This vacant portion of the former Santa Fe rail corridor, seen from the 1400 block of Carleton Street, will be transformed into a city park. Credit: Nico Savidge/Berkeleyside
A strip of a former rail line through Southwest Berkeley will be transformed this year into the city’s newest park, boasting community gardens, children’s play areas and a dog park across four long-neglected blocks.
An extensive environmental clean-up for the quarter-mile stretch of the old Santa Fe rail corridor between Blake and Ward streets is set to get underway this spring, Parks Director Scott Ferris told Berkeleyside. That will set the stage for construction of the new park in the summer, which Ferris hopes will wrap up by the end of the year.
Those blocks are the largest remaining undeveloped segments of the line, which once carried freight and passenger trains down the middle of Sacramento Street before veering west, running between houses through West Berkeley and beyond. The city acquired the right-of-way in 1977 and over the decades has cleaned up other pieces of the line, turning them into cherished open spaces such as Strawberry Creek Park, Cedar Rose Park and the West Street bike path.
Residents have long wanted to do the same with the portion between Blake and Ward, which today is a series of fenced-off and overgrown lots, with signs warning people not to enter because of arsenic contamination in the soil.
Plans for the space really got going in 2021, when Berkeley received a $5 million state grant, funded by the 2018 parks and water bond Proposition 68, which will cover most of the cost of remediating the soil and building the park. The project’s total price tag is $8 million, with the rest of the funding coming from Berkeley’s parks tax and general fund, Ferris said. The City Council is expected to award a contract for the remediation later this month, he said.
The park’s northernmost block, along Blake and Acton streets, will be dedicated to community gardens, with a mix of raised and in-ground beds. Ferris said the plots will be managed by a volunteer coordinator from the Ecology Center, like at the city’s other community gardens.

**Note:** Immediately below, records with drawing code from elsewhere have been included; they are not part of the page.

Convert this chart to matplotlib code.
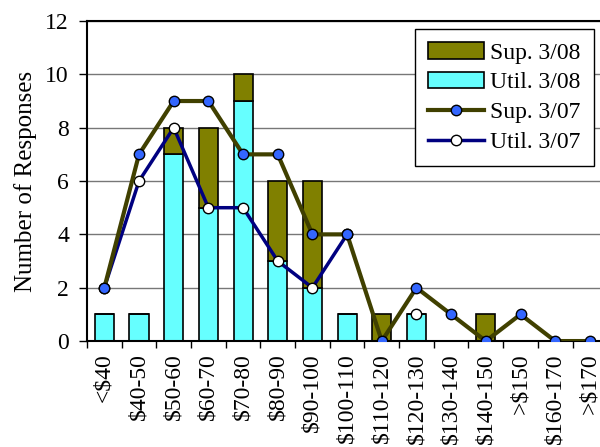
import matplotlib
matplotlib.use("Agg")
import matplotlib.pyplot as plt
import numpy as np

categories = ["<$40", "$40-50", "$50-60", "$60-70", "$70-80", "$80-90", "$90-100",
              "$100-110", "$110-120", "$120-130", "$130-140", "$140-150", ">$150",
              "$160-170", ">$170"]
util_08 = [1, 1, 7, 5, 9, 3, 2, 1, 0, 1, 0, 0, 0, 0, 0]
sup_08_extra = [0, 0, 1, 3, 1, 3, 4, 0, 1, 0, 0, 1, 0, 0, 0]
sup_07 = [2, 7, 9, 9, 7, 7, 4, 4, 0, 2, 1, 0, 1, 0, 0]
util_07 = [2, 6, 8, 5, 5, 3, 2, 4, np.nan, 1, np.nan, np.nan, np.nan, np.nan, np.nan]

plt.rcParams['font.family'] = ['Liberation Serif', 'DejaVu Serif']
fig = plt.figure(figsize=(6, 4.47), dpi=100)
ax = fig.add_axes([0.145, 0.237, 0.867, 0.716])

x = np.arange(len(categories))
w = 0.55
ax.bar(x, util_08, width=w, color="#66FFFF", edgecolor="black", linewidth=1.2,
       label="Util. 3/08", zorder=2)
ax.bar(x, sup_08_extra, width=w, bottom=util_08, color="#808000", edgecolor="black",
       linewidth=1.2, label="Sup. 3/08", zorder=2)
ax.plot(x, util_07, color="#000080", linewidth=2.5, marker="o", markersize=7.5,
        markerfacecolor="white", markeredgecolor="black", markeredgewidth=1,
        label="Util. 3/07", zorder=3)
ax.plot(x, sup_07, color="#404000", linewidth=3, marker="o", markersize=7.5,
        markerfacecolor="#3366FF", markeredgecolor="black", markeredgewidth=1,
        label="Sup. 3/07", zorder=4)

ax.set_xlim(-0.5, len(categories) - 0.5)
ax.set_ylim(0, 12)
ax.set_yticks(range(0, 13, 2))
ax.tick_params(axis='y', labelsize=17, direction='out', length=6, width=1, pad=7)
ax.set_xticks(x)
ax.set_xticklabels(categories, rotation=90, fontsize=17)
ax.tick_params(axis='x', which='major', length=0, pad=9)
ax.set_xticks(np.arange(-0.5, len(categories), 1), minor=True)
ax.tick_params(axis='x', which='minor', direction='out', length=5, width=1)
ax.yaxis.grid(True, color="#777777", linewidth=1)
ax.set_axisbelow(True)
for s in ["left", "bottom", "top"]:
    ax.spines[s].set_linewidth(1.5)
ax.spines["right"].set_visible(False)
ax.set_ylabel("Number of Responses", fontsize=18, labelpad=6)

h, l = ax.get_legend_handles_labels()
order = [l.index("Sup. 3/08"), l.index("Util. 3/08"), l.index("Sup. 3/07"), l.index("Util. 3/07")]
leg = ax.legend([h[i] for i in order], [l[i] for i in order], loc="upper right",
                bbox_to_anchor=(0.974, 0.975), fontsize=17, frameon=True, fancybox=False,
                edgecolor="black", framealpha=1, handlelength=2.4, borderpad=0.55,
                labelspacing=0.35, handletextpad=0.25, borderaxespad=0)
leg.get_frame().set_linewidth(1)

fig.savefig("out.png", dpi=100)
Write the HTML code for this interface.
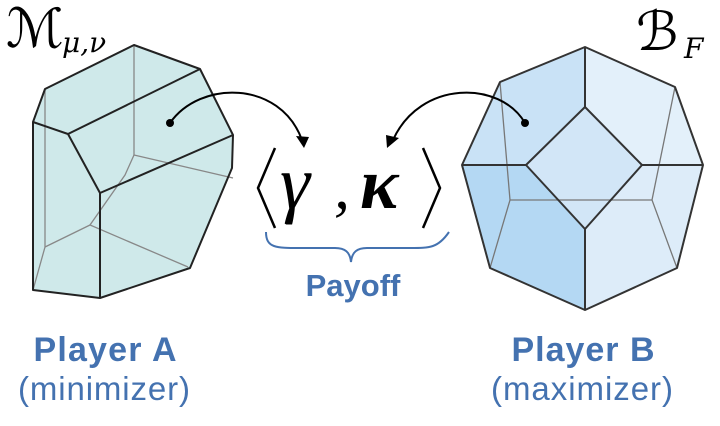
<!DOCTYPE html>
<html><head><meta charset="utf-8"><style>
html,body{margin:0;padding:0;background:#fff;}
body{width:720px;height:426px;overflow:hidden;}
svg{display:block}
.s{font-family:"Liberation Sans",Arial,sans-serif;fill:#4472b0;}
.m{font-family:"DejaVu Serif","Liberation Serif",serif;font-style:italic;fill:#000;}
.l{font-family:"Liberation Serif",serif;font-style:italic;fill:#000;}
</style></head><body>
<svg width="720" height="426" viewBox="0 0 720 426" xmlns="http://www.w3.org/2000/svg">
<!-- left polytope -->
<polygon points="45,89 134,45 200,69 233,135 232,168 190,268 100,298 33,290 33,122" fill="#cfe9ea"/>
<g stroke="#888" stroke-width="1.3" fill="none">
<polyline points="134,45 134,155 233,178"/>
<polyline points="134,155 125,175 90,225 188,267"/>
<polyline points="45,89 45,247 33,290"/>
<line x1="45" y1="247" x2="90" y2="225"/>
</g>
<g stroke="#222" stroke-width="2" fill="none" stroke-linejoin="round">
<polygon points="45,89 134,45 200,69 233,135 232,168 190,268 100,298 33,290 33,122"/>
<polyline points="33,122 68,134 100,193 233,135"/>
<line x1="68" y1="134" x2="200" y2="69"/>
<line x1="100" y1="193" x2="100" y2="298"/>
</g>
<!-- right polytope -->
<polygon points="585,47 500,82 462,165 526,165 585,107" fill="#c9e2f6"/>
<polygon points="585,47 675,87 703,165 642,165 585,107" fill="#e3f0fa"/>
<polygon points="462,165 526,165 585,229 585,310 490,268" fill="#b4d8f3"/>
<polygon points="703,165 677,268 585,310 585,229 642,165" fill="#ddecf9"/>
<polygon points="585,107 642,165 585,229 526,165" fill="#d2e6f7"/>
<g stroke="#777" stroke-width="1.3" fill="none">
<polyline points="500,82 510,200 490,268"/>
<line x1="510" y1="200" x2="652" y2="200"/>
<polyline points="675,87 652,200 677,268"/>
</g>
<g stroke="#333" stroke-width="2" fill="none" stroke-linejoin="round">
<polygon points="585,47 675,87 703,165 677,268 585,310 490,268 462,165 500,82"/>
<polygon points="585,107 642,165 585,229 526,165"/>
<line x1="585" y1="47" x2="585" y2="107"/>
<line x1="462" y1="165" x2="526" y2="165"/>
<line x1="642" y1="165" x2="703" y2="165"/>
<line x1="585" y1="229" x2="585" y2="310"/>
</g>
<!-- arrows -->
<circle cx="170" cy="123" r="4" fill="#000"/>
<circle cx="525" cy="123" r="4" fill="#000"/>
<path d="M170,123 C200,80 280,80 302,140" stroke="#000" stroke-width="2" fill="none"/>
<polygon points="304,148 296,136 309,137" fill="#000"/>
<path d="M525,123 C500,80 420,80 393,140" stroke="#000" stroke-width="2" fill="none"/>
<polygon points="387,148 386,135 399,138" fill="#000"/>
<!-- brackets -->
<polyline points="275,148 258,188 275,228" stroke="#000" stroke-width="2.5" fill="none"/>
<polyline points="423,148 440,188 423,228" stroke="#000" stroke-width="2.5" fill="none"/>
<text x="280" y="208" class="l" font-size="76">γ</text>
<text x="334" y="208" class="l" font-size="64">,</text>
<text x="360" y="208" class="l" font-size="72" font-weight="bold">κ</text>
<!-- brace -->
<path d="M266,232 C266,248 276,248 300,248 L335,248 C345,248 350,252 351,262 C352,252 357,248 367,248 L410,248 C430,248 438,248 449,232" stroke="#4472b0" stroke-width="2" fill="none"/>
<text x="353" y="296" class="s" font-size="31" font-weight="bold" text-anchor="middle">Payoff</text>
<text x="105" y="361" class="s" font-size="34" font-weight="bold" text-anchor="middle" textLength="143">Player A</text>
<text x="104" y="400" class="s" font-size="33" text-anchor="middle" textLength="172">(minimizer)</text>
<text x="583" y="361" class="s" font-size="34" font-weight="bold" text-anchor="middle" textLength="143">Player B</text>
<text x="582" y="400" class="s" font-size="33" text-anchor="middle" textLength="182">(maximizer)</text>
<!-- math labels -->
<text x="6" y="47" class="m" font-size="54" style="font-style:normal">ℳ</text>
<text x="62" y="52" class="m" font-size="28">μ,ν</text>
<text x="636" y="50" class="m" font-size="54" style="font-style:normal">ℬ</text>
<text x="684" y="58" class="m" font-size="28">F</text>
</svg>
</body></html>
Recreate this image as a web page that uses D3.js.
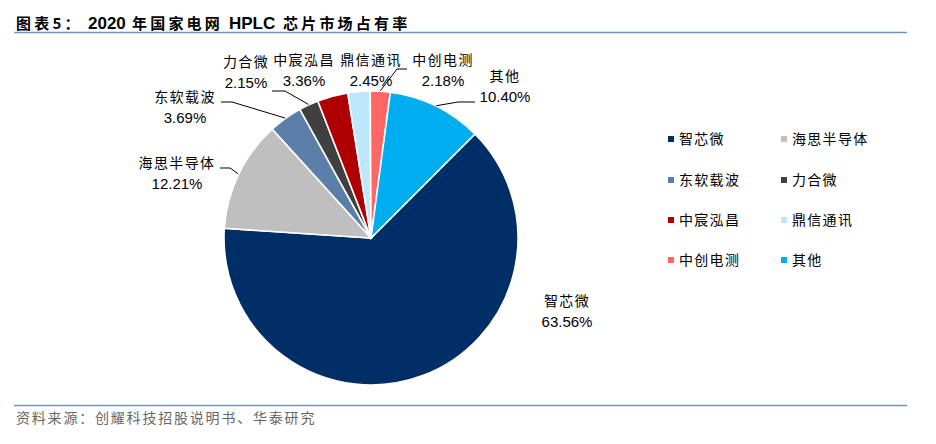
<!DOCTYPE html>
<html><head><meta charset="utf-8">
<script src="https://cdn.jsdelivr.net/npm/d3@7/dist/d3.min.js"></script>
<style>html,body{margin:0;background:#fff}svg{display:block}
.cjk{font-family:"Noto Sans CJK SC","Noto Sans",sans-serif}
.lat{font-family:"Liberation Sans",Arial,sans-serif}</style></head><body>
<svg id="c" width="936" height="444"></svg>
<script>
const categories=["智芯微","海思半导体","东软载波","力合微","中宸泓昌","鼎信通讯","中创电测","其他"];
const shares=[63.56,12.21,3.69,2.15,3.36,2.45,2.18,10.40];
const colors=["#002F67","#BFBFBF","#5B7FA8","#404040","#AE0000","#BDE8FB","#FF6666","#00AEEF"];
const titleParts=[["图表5：",16,"cjk"],["2020",88,"lat"],["年国家电网",132,"cjk"],["HPLC",229,"lat"],["芯片市场占有率",283,"cjk"]];
const sourceText="资料来源：创耀科技招股说明书、华泰研究";
// label anchor (centre x, first line y) per category
const labelX=[567,177,185,246,304,371,443,505];
const labelY=[301,163,97,62,60,60,60,76];
// leader elbow and end, null when the slice has no leader
const leaders=[null,[[230,168],[220,168]],[[232,102],[221,102]],[[285,91],[272,91]],null,null,[[397,69],[407,69]],[[458,102],[475,102]]];
const legendCols=[668,781], legendRows=[139,180,220,260];

const svg=d3.select("#c");
const cx=371,cy=238,R=147;
const pie=d3.pie().sort(null).value(d=>d).startAngle(Math.PI/4).endAngle(Math.PI/4+2*Math.PI);
const arcs=pie(shares);
const arc=d3.arc().innerRadius(0).outerRadius(R);
const g=svg.append("g").attr("transform",`translate(${cx},${cy})`);
g.selectAll("path").data(arcs).join("path").attr("d",arc)
 .attr("fill",(d,i)=>colors[i]).attr("stroke","#fff").attr("stroke-width",1.6);

// leaders start at the slice's outer edge
const line=d3.line();
leaders.forEach((l,i)=>{ if(!l) return;
  const a=(arcs[i].startAngle+arcs[i].endAngle)/2;
  const p=[cx+Math.sin(a)*(R+0.5),cy-Math.cos(a)*(R+0.5)];
  svg.append("path").attr("d",line([p,...l])).attr("fill","none").attr("stroke","#000").attr("stroke-width",1);
});
// data labels
categories.forEach((c,i)=>{
  svg.append("text").attr("class","cjk").attr("x",labelX[i]).attr("y",labelY[i]+5)
    .attr("text-anchor","middle").attr("font-size",14).attr("letter-spacing",1.4).attr("fill","#000").text(c);
  svg.append("text").attr("class","lat").attr("x",labelX[i]).attr("y",labelY[i]+26)
    .attr("text-anchor","middle").attr("font-size",15).attr("fill","#000").text(shares[i].toFixed(2)+"%");
});
// legend
categories.forEach((c,i)=>{
  const x=legendCols[i%2], y=legendRows[Math.floor(i/2)];
  svg.append("rect").attr("x",x).attr("y",y-3).attr("width",6).attr("height",6).attr("fill",colors[i]);
  svg.append("text").attr("class","cjk").attr("x",x+11).attr("y",y+5).attr("font-size",14)
    .attr("letter-spacing",1.3).attr("fill","#000").text(c);
});
// title, rules, source
titleParts.forEach(([t,x,k])=>{
  const e=svg.append("text").attr("class",k).attr("x",x).attr("y",28.5).attr("font-weight","bold").attr("fill","#000").text(t);
  if(k=="lat") e.attr("font-size",17); else e.attr("font-size",15).attr("letter-spacing",3.2);
});
[32.5,405.5].forEach(y=>svg.append("line").attr("x1",14).attr("x2",907).attr("y1",y).attr("y2",y).attr("stroke","#6F94BE").attr("stroke-width",1.3));
svg.append("text").attr("class","cjk").attr("x",16).attr("y",423).attr("font-size",14).attr("letter-spacing",1.8).attr("fill","#666").text(sourceText);
</script></body></html>
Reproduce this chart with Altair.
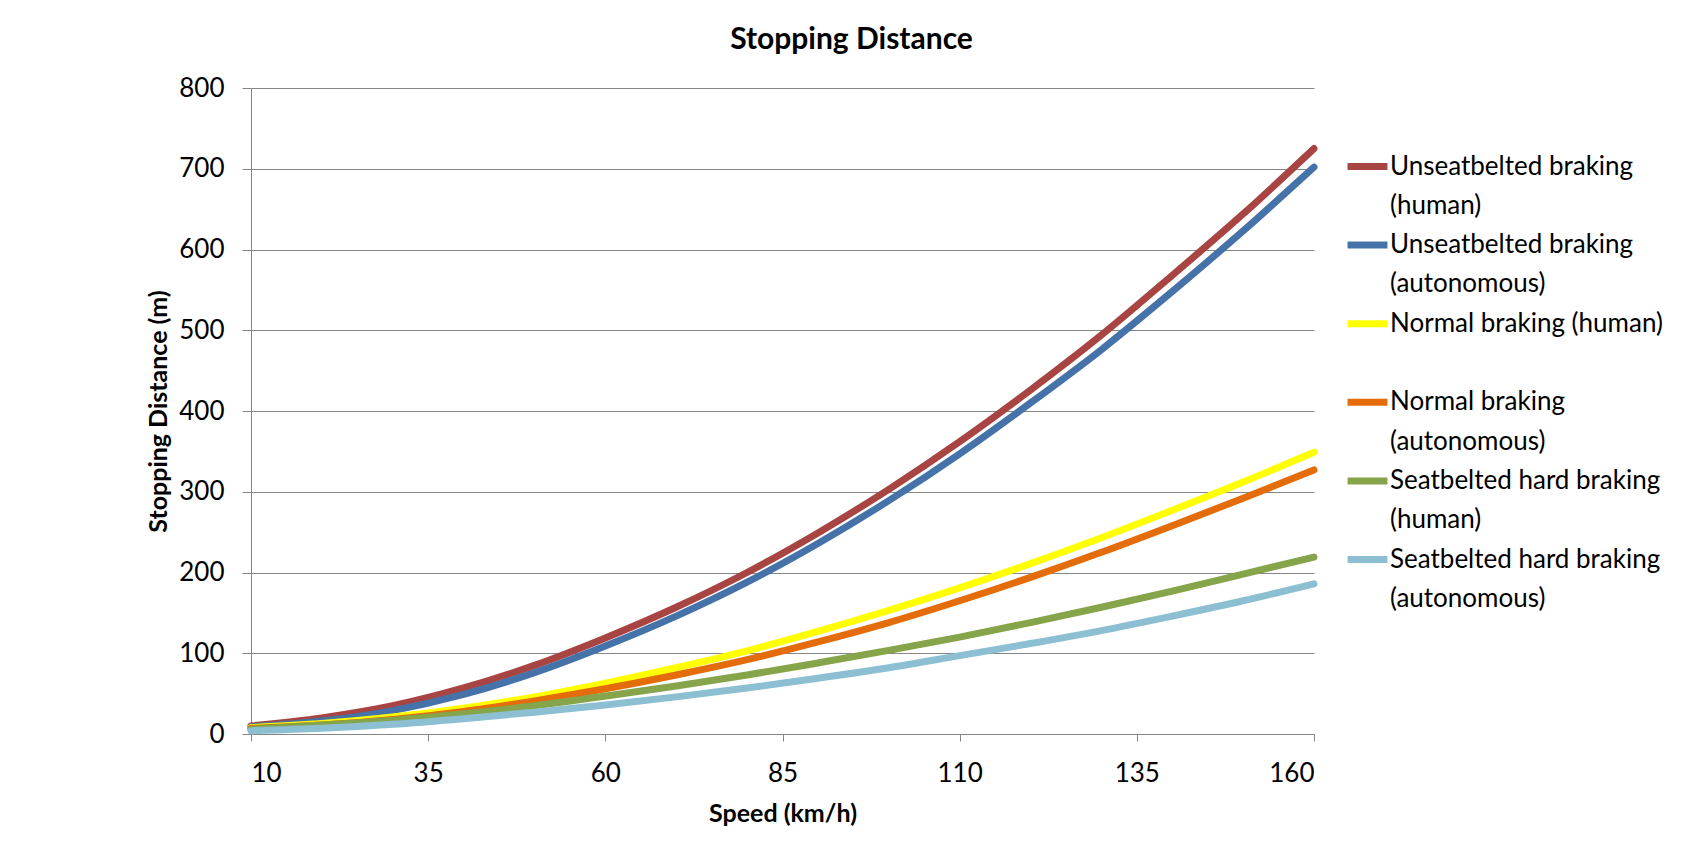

The northernmost block of the new park, between Blake and Parker streets, will hold community garden beds. See more details. Credit: PGAdesign
The next block, across Acton and Parker streets, is made up of the new dog park with separate spaces for what the city terms “active” and “passive” dogs. The rail line today hosts an unofficial dog run, which will go legit with this project.
Two new dog play areas will replace what is now an unofficial dog run. See more details. Credit: PGAdesign
Just across Carleton Street is a block where kids can get their energy out, with wooden play structures and a track for children to ride scooters and bikes.
The park includes new play areas for children. See more details. Credit: PGAdesign
Finally, across Derby Street, another farming-centric block will have more community garden space and an “outdoor classroom” the city envisions being used for “listening and hands-on learning.” Berkeley plans to partner with “youth-centered” nonprofit organizations to manage that garden, Ferris said.
The southernmost block will include more gardens and an “outdoor classroom.” See more details. Credit: PGAdesign
Several picnic tables and other seating areas will be scattered through the park as well, according to design plans.
The open space has not yet been named, Ferris said, though the city’s Parks, Recreation and Waterfront Commission is working on a recommendation.
West Berkeley Councilmember Terry Taplin said he is most excited for the opening of the new dog park, since residents have been asking for one in the neighborhood for a long time. And after the city lost a $1 million federal grant that funded a program to plant trees in South and West Berkeley amid cutbacks by the Trump administration last year, Taplin said it’s all the more critical to “deepen our investment” in the historically disadvantaged area.
“I think it’s really important, as we continue building housing, to also increase access to urban green space — especially in neighborhoods like South Berkeley,” he said.